There’s a veil hanging over Europe — one that’s going to be hard to dispel.
Everything on the Continent is in a super serious key, with folks variously suspicious of one another or downright irked by behavior different from their own. Consider the big issue of the day: Muslim women insisting on wearing the so-called niqab, or full-face veil, in public.
Some Arabs, including a sizable number of Muslim women, insist that we all wear veils in a certain sense, and that theirs is simply an outward sign of their rejection of consumerist, sexually explicit Western society.
But Europeans retort that wearing such coverings is a symbol of women’s subservience to men and their social isolation. (The secular French have even passed a law forbidding all conspicuous religious symbols — be they headscarves, Jewish skull caps or Christian crosses — from public schools.)
To my mind, one simple thing that would help to dissipate this pall is laughter: The Continent sorely needs, probably in this order of irreverence, a localized “Cosby Show,” an Islamicized version of “My Big Fat Greek Wedding” and a “Borat.”
A recent incident in the U.K. involving one defiant headscarf-wearer occasioned unusually tart reaction from British authorities.
Jack Straw, a former foreign secretary and leader of the House of Commons, complained that full headdress made community relations with Muslims “more difficult.”
Tony Blair also chimed in, calling the covering a “mark of separation,” though he stopped short of calling for a ban.
“No one wants to say that people don’t have the right to do it,” the prime minister intoned. “But I think we do need to confront this issue about how we integrate people properly with our society.”
Moreover, newspapers and talkshows across Europe are full of pious pontificators discussing how to strike a balance between integration of immigrants into society and respect for their diversity.
This is all heady stuff, and people are getting quite huffy. But an infusion of laughter could bring this all down a peg or two, and perhaps make for better community relations.
Comedy done right also could point up — even shed new light on — the underlying seriousness of the issue.
The question is: At what point, if any, should tolerance for diversity end and the call for adherence to a higher value take precedence?
Perhaps because there is no easy answer, a larger, more figurative veil of disquiet has settled over European society.
In the early ’90s, the big debate was how the fall of the Berlin Wall and the communist regimes to the East would impact old Europe, especially how the integration of East and West Germany would proceed.
No one, though, seemed concerned with the underbelly of western Europe, one made up largely of Third World, particularly African and Arab, immigrants. These folks have been isolated in their own enclaves, ignored by the media, invisible in the popular imagination and in official policy.
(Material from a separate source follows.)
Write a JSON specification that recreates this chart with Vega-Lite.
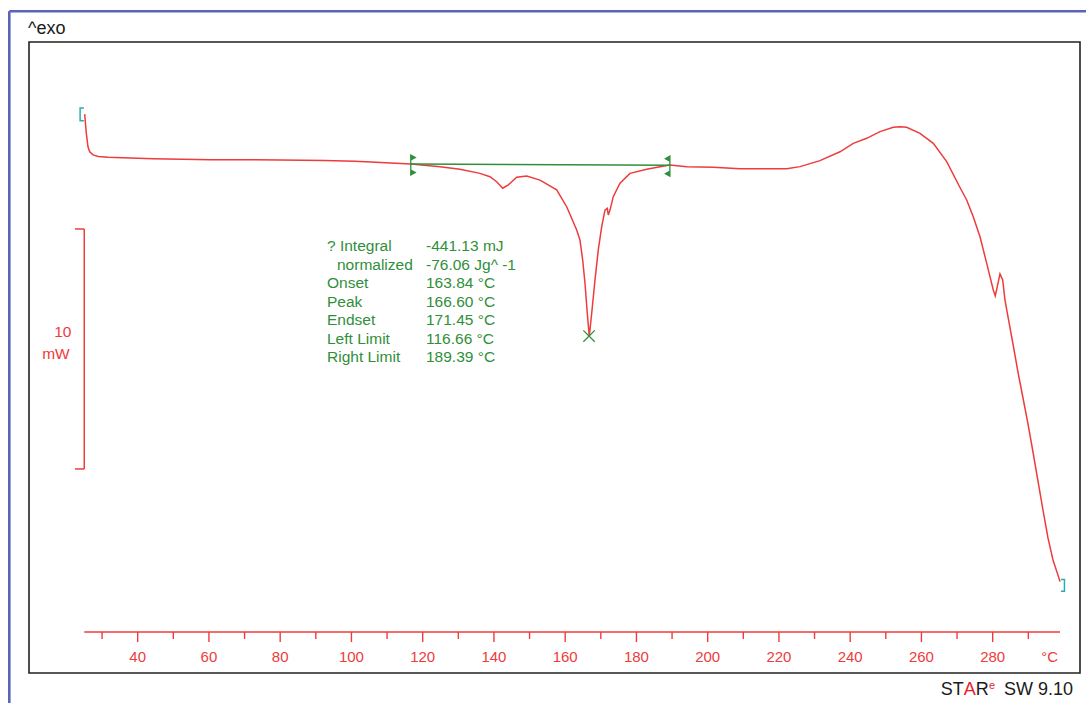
{
  "$schema": "https://vega.github.io/schema/vega-lite/v6.json",
  "width": 1051,
  "height": 631,
  "autosize": {"type": "none"},
  "padding": {"left": 29, "top": 42, "right": 6, "bottom": 30},
  "background": "white",
  "config": {
    "view": {"stroke": "#222222", "strokeWidth": 1.6},
    "font": "Liberation Sans",
    "text": {"font": "Liberation Sans"}
  },
  "data": {"values": [{}]},
  "datasets": {
    "curve": [
      {"T": 25.12, "mW": 9.83}, {"T": 25.57, "mW": 9.04}, {"T": 26.05, "mW": 8.47}, {"T": 26.53, "mW": 8.26},
      {"T": 27.45, "mW": 8.13}, {"T": 29.0, "mW": 8.06}, {"T": 31.66, "mW": 8.03}, {"T": 44.29, "mW": 7.97},
      {"T": 60.58, "mW": 7.93}, {"T": 80.0, "mW": 7.92}, {"T": 92.49, "mW": 7.9}, {"T": 100.91, "mW": 7.86},
      {"T": 105.49, "mW": 7.83}, {"T": 111.0, "mW": 7.79}, {"T": 116.72, "mW": 7.75}, {"T": 124.86, "mW": 7.64},
      {"T": 130.47, "mW": 7.53}, {"T": 136.08, "mW": 7.36}, {"T": 138.89, "mW": 7.22}, {"T": 140.77, "mW": 7.01},
      {"T": 142.46, "mW": 6.74}, {"T": 144.03, "mW": 6.88}, {"T": 146.39, "mW": 7.2}, {"T": 149.19, "mW": 7.25},
      {"T": 152.93, "mW": 7.08}, {"T": 157.61, "mW": 6.67}, {"T": 160.42, "mW": 5.97}, {"T": 163.23, "mW": 5.0},
      {"T": 164.15, "mW": 4.58}, {"T": 164.91, "mW": 3.75}, {"T": 165.56, "mW": 2.78}, {"T": 166.2, "mW": 1.53},
      {"T": 166.76, "mW": 0.58}, {"T": 167.44, "mW": 1.53}, {"T": 168.37, "mW": 2.92}, {"T": 169.29, "mW": 4.17},
      {"T": 170.25, "mW": 5.14}, {"T": 171.17, "mW": 5.83}, {"T": 171.82, "mW": 5.9}, {"T": 172.1, "mW": 5.63},
      {"T": 172.58, "mW": 5.83}, {"T": 173.5, "mW": 6.39}, {"T": 175.38, "mW": 6.95}, {"T": 178.19, "mW": 7.36},
      {"T": 182.88, "mW": 7.53}, {"T": 186.61, "mW": 7.64}, {"T": 189.42, "mW": 7.71}, {"T": 194.11, "mW": 7.64},
      {"T": 201.57, "mW": 7.61}, {"T": 209.07, "mW": 7.55}, {"T": 216.56, "mW": 7.55}, {"T": 222.18, "mW": 7.55},
      {"T": 225.91, "mW": 7.64}, {"T": 231.52, "mW": 7.89}, {"T": 237.14, "mW": 8.26}, {"T": 240.87, "mW": 8.61},
      {"T": 244.63, "mW": 8.82}, {"T": 248.36, "mW": 9.1}, {"T": 252.1, "mW": 9.28}, {"T": 254.0, "mW": 9.3},
      {"T": 255.86, "mW": 9.28}, {"T": 259.59, "mW": 9.03}, {"T": 263.33, "mW": 8.61}, {"T": 267.09, "mW": 7.85},
      {"T": 270.82, "mW": 6.77}, {"T": 272.7, "mW": 6.25}, {"T": 274.55, "mW": 5.55}, {"T": 276.44, "mW": 4.72},
      {"T": 278.32, "mW": 3.61}, {"T": 280.17, "mW": 2.5}, {"T": 280.73, "mW": 2.25}, {"T": 281.29, "mW": 2.64},
      {"T": 282.05, "mW": 3.17}, {"T": 282.81, "mW": 2.92}, {"T": 283.45, "mW": 2.08}, {"T": 284.38, "mW": 1.32},
      {"T": 285.7, "mW": 0.25}, {"T": 287.1, "mW": -0.92}, {"T": 288.51, "mW": -2.0}, {"T": 289.91, "mW": -3.08},
      {"T": 291.31, "mW": -4.25}, {"T": 292.72, "mW": -5.46}, {"T": 294.12, "mW": -6.67}, {"T": 295.52, "mW": -7.83},
      {"T": 296.93, "mW": -8.75}, {"T": 298.33, "mW": -9.38}, {"T": 298.89, "mW": -9.65}
    ],
    "base": [{"T": 116.66, "mW": 7.75}, {"T": 189.39, "mW": 7.7}],
    "minor": [
      {"T": 30}, {"T": 50}, {"T": 70}, {"T": 90}, {"T": 110}, {"T": 130}, {"T": 150},
      {"T": 170}, {"T": 190}, {"T": 210}, {"T": 230}, {"T": 250}, {"T": 270}, {"T": 290}
    ],
    "major": [
      {"T": 40}, {"T": 60}, {"T": 80}, {"T": 100}, {"T": 120}, {"T": 140}, {"T": 160},
      {"T": 180}, {"T": 200}, {"T": 220}, {"T": 240}, {"T": 260}, {"T": 280}
    ]
  },
  "layer": [
    {
      "data": {"name": "curve"},
      "mark": {"type": "line", "color": "#EE3B3B", "strokeWidth": 1.5, "interpolate": "linear"},
      "encoding": {
        "x": {"field": "T", "type": "quantitative", "scale": {"domain": [9.49, 304.51], "nice": false, "zero": false}, "axis": null},
        "y": {"field": "mW", "type": "quantitative", "scale": {"domain": [-13.4583, 12.8333], "nice": false, "zero": false}, "axis": null}
      }
    },
    {
      "mark": {"type": "rule", "color": "#5B65B7", "strokeWidth": 2.6},
      "encoding": {
        "x": {"datum": 3.96, "type": "quantitative", "axis": null},
        "x2": {"datum": 320},
        "y": {"datum": 14.117, "type": "quantitative", "axis": null}
      }
    },
    {
      "mark": {"type": "rule", "color": "#5B65B7", "strokeWidth": 2.6},
      "encoding": {
        "x": {"datum": 3.96, "type": "quantitative", "axis": null},
        "y": {"datum": 14.117, "type": "quantitative", "axis": null},
        "y2": {"datum": -16}
      }
    },
    {
      "data": {"name": "minor"},
      "mark": {"type": "rule", "color": "#EE3B3B", "strokeWidth": 1.4},
      "encoding": {
        "x": {"field": "T", "type": "quantitative", "axis": null},
        "y": {"datum": -11.75, "type": "quantitative", "axis": null},
        "y2": {"datum": -12.04}
      }
    },
    {
      "data": {"name": "major"},
      "mark": {"type": "rule", "color": "#EE3B3B", "strokeWidth": 1.4},
      "encoding": {
        "x": {"field": "T", "type": "quantitative", "axis": null},
        "y": {"datum": -11.75, "type": "quantitative", "axis": null},
        "y2": {"datum": -12.17}
      }
    },
    {
      "data": {"name": "major"},
      "mark": {"type": "text", "align": "center", "baseline": "middle", "color": "#EE3B3B", "fontSize": 15},
      "encoding": {
        "x": {"field": "T", "type": "quantitative", "axis": null},
        "y": {"datum": -12.79, "type": "quantitative", "axis": null},
        "text": {"field": "T", "type": "quantitative", "format": "d"}
      }
    },
    {
      "mark": {"type": "rule", "color": "#EE3B3B", "strokeWidth": 1.5},
      "encoding": {
        "x": {"datum": 25, "type": "quantitative", "axis": null},
        "x2": {"datum": 298.9},
        "y": {"datum": -11.75, "type": "quantitative", "axis": null}
      }
    },
    {
      "mark": {"type": "text", "text": "°C", "align": "center", "baseline": "middle", "color": "#EE3B3B", "fontSize": 15},
      "encoding": {
        "x": {"datum": 296.0, "type": "quantitative", "axis": null},
        "y": {"datum": -12.79, "type": "quantitative", "axis": null}
      }
    },
    {
      "mark": {"type": "rule", "color": "#EE3B3B", "strokeWidth": 1.5},
      "encoding": {
        "x": {"datum": 25, "type": "quantitative", "axis": null},
        "y": {"datum": 5.042, "type": "quantitative", "axis": null},
        "y2": {"datum": -4.958}
      }
    },
    {
      "mark": {"type": "rule", "color": "#EE3B3B", "strokeWidth": 1.5},
      "encoding": {
        "x": {"datum": 22.4, "type": "quantitative", "axis": null},
        "x2": {"datum": 25},
        "y": {"datum": 5.042, "type": "quantitative", "axis": null}
      }
    },
    {
      "mark": {"type": "rule", "color": "#EE3B3B", "strokeWidth": 1.5},
      "encoding": {
        "x": {"datum": 22.4, "type": "quantitative", "axis": null},
        "x2": {"datum": 25},
        "y": {"datum": -4.958, "type": "quantitative", "axis": null}
      }
    },
    {
      "mark": {"type": "text", "text": "10", "color": "#EE3B3B", "fontSize": 15.5, "align": "center", "baseline": "middle"},
      "encoding": {
        "x": {"datum": 19.0, "type": "quantitative", "axis": null},
        "y": {"datum": 0.754, "type": "quantitative", "axis": null}
      }
    },
    {
      "mark": {"type": "text", "text": "mW", "color": "#EE3B3B", "fontSize": 15.5, "align": "center", "baseline": "middle"},
      "encoding": {
        "x": {"datum": 17.05, "type": "quantitative", "axis": null},
        "y": {"datum": -0.15, "type": "quantitative", "axis": null}
      }
    },
    {
      "data": {"name": "base"},
      "mark": {"type": "line", "color": "#2F8F3A", "strokeWidth": 1.5},
      "encoding": {
        "x": {"field": "T", "type": "quantitative", "axis": null},
        "y": {"field": "mW", "type": "quantitative", "axis": null}
      }
    },
    {
      "mark": {"type": "point", "shape": "M0,-1L0,1M0,-1L0.45,-0.75L0,-0.5ZM0,1L0.45,0.75L0,0.5Z", "size": 400, "filled": true, "color": "#2F8F3A", "stroke": "#2F8F3A", "strokeWidth": 1.3, "opacity": 1},
      "encoding": {
        "x": {"datum": 116.66, "type": "quantitative", "axis": null},
        "y": {"datum": 7.708, "type": "quantitative", "axis": null}
      }
    },
    {
      "mark": {"type": "point", "shape": "M0,-1L0,1M0,-1L-0.45,-0.75L0,-0.5ZM0,1L-0.45,0.75L0,0.5Z", "size": 400, "filled": true, "color": "#2F8F3A", "stroke": "#2F8F3A", "strokeWidth": 1.3, "opacity": 1},
      "encoding": {
        "x": {"datum": 189.39, "type": "quantitative", "axis": null},
        "y": {"datum": 7.66, "type": "quantitative", "axis": null}
      }
    },
    {
      "mark": {"type": "point", "shape": "M0.3,-1L-0.3,-1L-0.3,1L0.3,1", "size": 160, "filled": false, "stroke": "#2AAFB0", "strokeWidth": 1.5, "opacity": 1},
      "encoding": {
        "x": {"datum": 24.37, "type": "quantitative", "axis": null},
        "y": {"datum": 9.82, "type": "quantitative", "axis": null}
      }
    },
    {
      "mark": {"type": "point", "shape": "M-0.3,-1L0.3,-1L0.3,1L-0.3,1", "size": 140, "filled": false, "stroke": "#2AAFB0", "strokeWidth": 1.5, "opacity": 1},
      "encoding": {
        "x": {"datum": 299.65, "type": "quantitative", "axis": null},
        "y": {"datum": -9.81, "type": "quantitative", "axis": null}
      }
    },
    {
      "mark": {"type": "point", "shape": "M-1,-1L1,1M-1,1L1,-1", "size": 130, "filled": false, "stroke": "#2F8F3A", "strokeWidth": 1.3, "opacity": 1},
      "encoding": {
        "x": {"datum": 166.7, "type": "quantitative", "axis": null},
        "y": {"datum": 0.58, "type": "quantitative", "axis": null}
      }
    },
    {
      "mark": {"type": "text", "align": "left", "baseline": "top", "color": "#2F8F3A", "fontSize": 15.5, "text": "? Integral"},
      "encoding": {
        "x": {"datum": 93.14, "type": "quantitative", "axis": null},
        "y": {"datum": 4.6125, "type": "quantitative", "axis": null}
      }
    },
    {
      "mark": {"type": "text", "align": "left", "baseline": "top", "color": "#2F8F3A", "fontSize": 15.5, "text": "normalized"},
      "encoding": {
        "x": {"datum": 95.94, "type": "quantitative", "axis": null},
        "y": {"datum": 3.844, "type": "quantitative", "axis": null}
      }
    },
    {
      "mark": {
        "type": "text", "align": "left", "baseline": "top", "color": "#2F8F3A", "fontSize": 15.5, "lineHeight": 18.45,
        "text": ["Onset", "Peak", "Endset", "Left Limit", "Right Limit"]
      },
      "encoding": {
        "x": {"datum": 93.14, "type": "quantitative", "axis": null},
        "y": {"datum": 3.075, "type": "quantitative", "axis": null}
      }
    },
    {
      "mark": {
        "type": "text", "align": "left", "baseline": "top", "color": "#2F8F3A", "fontSize": 15.5, "lineHeight": 18.45,
        "text": ["-441.13 mJ", "-76.06 Jg^ -1", "163.84 °C", "166.60 °C", "171.45 °C", "116.66 °C", "189.39 °C"]
      },
      "encoding": {
        "x": {"datum": 120.93, "type": "quantitative", "axis": null},
        "y": {"datum": 4.6125, "type": "quantitative", "axis": null}
      }
    },
    {
      "mark": {"type": "text", "text": "^exo", "align": "left", "baseline": "middle", "color": "#1a1a1a", "fontSize": 18},
      "encoding": {
        "x": {"datum": 9.21, "type": "quantitative", "axis": null},
        "y": {"datum": 13.36, "type": "quantitative", "axis": null}
      }
    },
    {
      "mark": {"type": "text", "text": "ST", "align": "left", "baseline": "alphabetic", "color": "#1a1a1a", "fontSize": 18},
      "encoding": {
        "x": {"datum": 265.4, "type": "quantitative", "axis": null},
        "y": {"datum": -14.375, "type": "quantitative", "axis": null}
      }
    },
    {
      "mark": {"type": "text", "text": "A", "align": "left", "baseline": "alphabetic", "color": "#E8202A", "fontSize": 18},
      "encoding": {
        "x": {"datum": 271.86, "type": "quantitative", "axis": null},
        "y": {"datum": -14.375, "type": "quantitative", "axis": null}
      }
    },
    {
      "mark": {"type": "text", "text": "R", "align": "left", "baseline": "alphabetic", "color": "#1a1a1a", "fontSize": 18},
      "encoding": {
        "x": {"datum": 275.23, "type": "quantitative", "axis": null},
        "y": {"datum": -14.375, "type": "quantitative", "axis": null}
      }
    },
    {
      "mark": {"type": "text", "text": "e", "align": "left", "baseline": "alphabetic", "color": "#E8202A", "fontSize": 11},
      "encoding": {
        "x": {"datum": 279.0, "type": "quantitative", "axis": null},
        "y": {"datum": -14.1375, "type": "quantitative", "axis": null}
      }
    },
    {
      "mark": {"type": "text", "text": "SW 9.10", "align": "right", "baseline": "alphabetic", "color": "#1a1a1a", "fontSize": 18},
      "encoding": {
        "x": {"datum": 302.54, "type": "quantitative", "axis": null},
        "y": {"datum": -14.375, "type": "quantitative", "axis": null}
      }
    }
  ]
}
But since 9/11, events have heightened Europe’s unease about its newcomers, especially its Muslim population. They include last year’s riots in France, protests over cartoons of the prophet Mohammed in Denmark, the killing of Dutch filmmaker Theo Van Gogh, terrorist attacks in Madrid and London and the latest foiled attempt to blow up trans-Atlantic planes, which was hatched in Britain.
There is, in short, rising skepticism about Islam in Europe, and in some quarters a belief that there’s a clash of cultures, if not civilizations, between Islam and the West.
The pendulum now seems to be swinging toward less accommodation and less tolerance for the more extreme practices of immigrant groups: It’s fine for Muslims to protest a staging of Mozart’s “Idomeneo” in Berlin (because of a scene depicting the severed head of Mohammed — as well as Jesus, Buddha and Poseidon) but guess what, the opera is going to go on nonetheless.
Now they need to bring in the clowns, to poke a little fun at everybody.